Watching Netflix’s The Social Dilemma was interesting and disturbing. It was interesting to see how it was constructed but disturbing to see that many of the psychological techniques it vilified were used to tell its own story. As a persuasive piece of media, it is very successful: Part documentary, part drama, it hits all the anxiety triggers of the last few years. The content is compelling and frightening—and also one-sided. The issues raised are serious and important, but not new. The call to action is to put down your smartphone and back away, not slowly but post-haste. Not only is that totally unrealistic, but it also leaves people less equipped and more afraid, especially during a pandemic when technology can be a lifeline.

There are a lot of smart people interviewed in The Social Dilemma. Many were part of the crowd that developed the technology and processes they are currently eschewing. Many of the arguments are solid but incomplete. The research is cherry-picked, correlations are presented as causal, and—my personal peccadillo as a psychologist—the word addiction is used liberally without regard for diagnostic criteria.
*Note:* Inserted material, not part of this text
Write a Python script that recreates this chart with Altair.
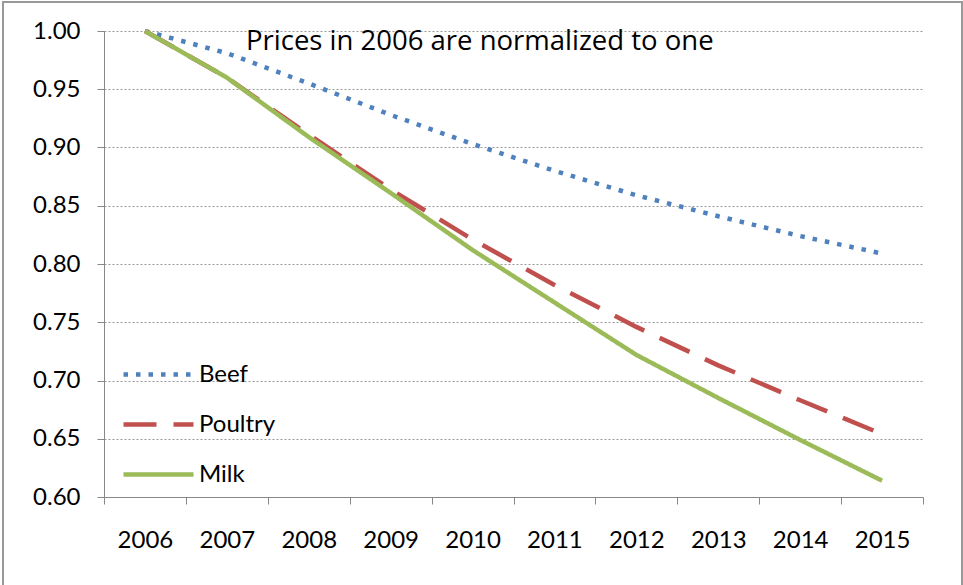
import altair as alt
import pandas as pd

years = ["2006", "2007", "2008", "2009", "2010", "2011", "2012", "2013", "2014", "2015"]
beef = [1.00, 0.981, 0.955, 0.928, 0.903, 0.880, 0.859, 0.841, 0.824, 0.809]
poultry = [1.00, 0.960, 0.911, 0.864, 0.821, 0.782, 0.746, 0.713, 0.683, 0.654]
milk = [1.00, 0.960, 0.909, 0.861, 0.812, 0.767, 0.722, 0.685, 0.649, 0.614]
series_names = ["Beef", "Poultry", "Milk"]
series_colors = ["#4F81BD", "#C0504D", "#9BBB59"]
y_ticks = [0.60, 0.65, 0.70, 0.75, 0.80, 0.85, 0.90, 0.95, 1.00]
note = "Prices in 2006 are normalized to one"

rows = []
for name, vals in zip(series_names, [beef, poultry, milk]):
    for yr, v in zip(years, vals):
        rows.append({"Year": yr, "Price": v, "Series": name})
df = pd.DataFrame(rows)

FONT = "Lato"

x_enc = alt.X("Year:N", sort=years,
              scale=alt.Scale(type="band", domain=years, paddingInner=0, paddingOuter=0),
              axis=alt.Axis(title=None, tickBand="extent", labelAngle=0, labelFont=FONT,
                            labelFontSize=24, labelColor="#000", labelPadding=24,
                            tickSize=7, tickColor="#888", domainColor="#888",
                            grid=False))
y_enc = alt.Y("Price:Q",
              scale=alt.Scale(domain=[0.6, 1.0], nice=False, zero=False),
              axis=alt.Axis(title=None, values=y_ticks, format=".2f", labelFont=FONT,
                            labelFontSize=24, labelColor="#000", labelPadding=17,
                            tickSize=7, tickColor="#888", domainColor="#888",
                            grid=True, gridColor="#999", gridDash=[2, 2], gridWidth=1))

lines = alt.Chart(df).mark_line(strokeWidth=4.5, strokeCap="butt", strokeJoin="round").encode(
    x=x_enc,
    y=y_enc,
    color=alt.Color("Series:N", sort=series_names,
                    scale=alt.Scale(domain=series_names, range=series_colors),
                    legend=alt.Legend(title=None, orient="none", legendX=17, legendY=306,
                                      symbolType="stroke", symbolSize=4900,
                                      symbolStrokeWidth=4.5, labelFont=FONT,
                                      labelFontSize=24, labelColor="#000",
                                      labelOffset=3, rowPadding=-25.5, padding=0)),
    strokeDash=alt.StrokeDash("Series:N", sort=series_names,
                              scale=alt.Scale(domain=series_names,
                                              range=[[4.5, 8], [33, 17], [1, 0]]),
                              legend=None),
)

note_text = alt.Chart(pd.DataFrame({"t": [note]})).mark_text(
    align="left", baseline="alphabetic", font="Open Sans", fontSize=27.5, color="#000"
).encode(x=alt.value(142), y=alt.value(19), text="t:N")

border = alt.Chart(pd.DataFrame({"a": [0]})).mark_rect(
    fill=None, stroke="#999", strokeWidth=2
).encode(x=alt.value(-101), x2=alt.value(858), y=alt.value(-29), y2=alt.value(600))

chart = alt.layer(lines, note_text, border).properties(
    width=819, height=466,
    autosize=alt.AutoSizeParams(type="none"),
    padding={"left": 104, "top": 31, "right": 40, "bottom": 88},
    background="white",
).configure_view(stroke=None)

chart.save("out.html", embed_options={"renderer": "svg", "actions": False})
The film does, however, push a lot of emotional buttons and activate a powerful mental model equating social media use with the stigma of “mental illness.” By the time you hear all the experts, you lose sight of where the responsibility should lie and what voices might be missing. You’re firmly in OMG-land.

It’s sort of ironic to be psychologically manipulated by a piece of media warning you about the psychological manipulation of other media. Here are some of the ways The Social Dilemma used your brain to get the job done.

The Power of Story
First, it was a documentary with dramatized narrative segments: It told a story. We were introduced to a family with clearly designated stereotypical roles, such as the poor mother powerless to control her children’s behavior, much less their social media use; the older sister who is clearly the only one who really understands what’s going on; and the younger brother, Ben, the main protagonist, who is used to illustrate a series of social media-related problems of increasing intensity. Their story humanizes the issues in ways the interviews can’t. It creates a journey for us to take and offers characters for us to relate to as it lays out the not-so-subtle signals of pending disaster.

Authority and Social Proof
Each episode of the family’s drama is framed by an interview with an authority figure or two—smart, talented, and successful people who were intimately involved in the creation of these technologies and how they work. Using an authority to validate and persuade is a common strategy in marketing communications. From Stanley Milgram’s shock experiments to the present, research shows that individuals change their ideas and actions to align with a perceived authority or someone whose opinion they value. The large group of experts amplifies this influence because not only are they authorities, but there are a lot of them. If we didn’t believe an expert or two at the start of the documentary, the continuous confirmation of the message by so many august personages provides the social proof to validate the information.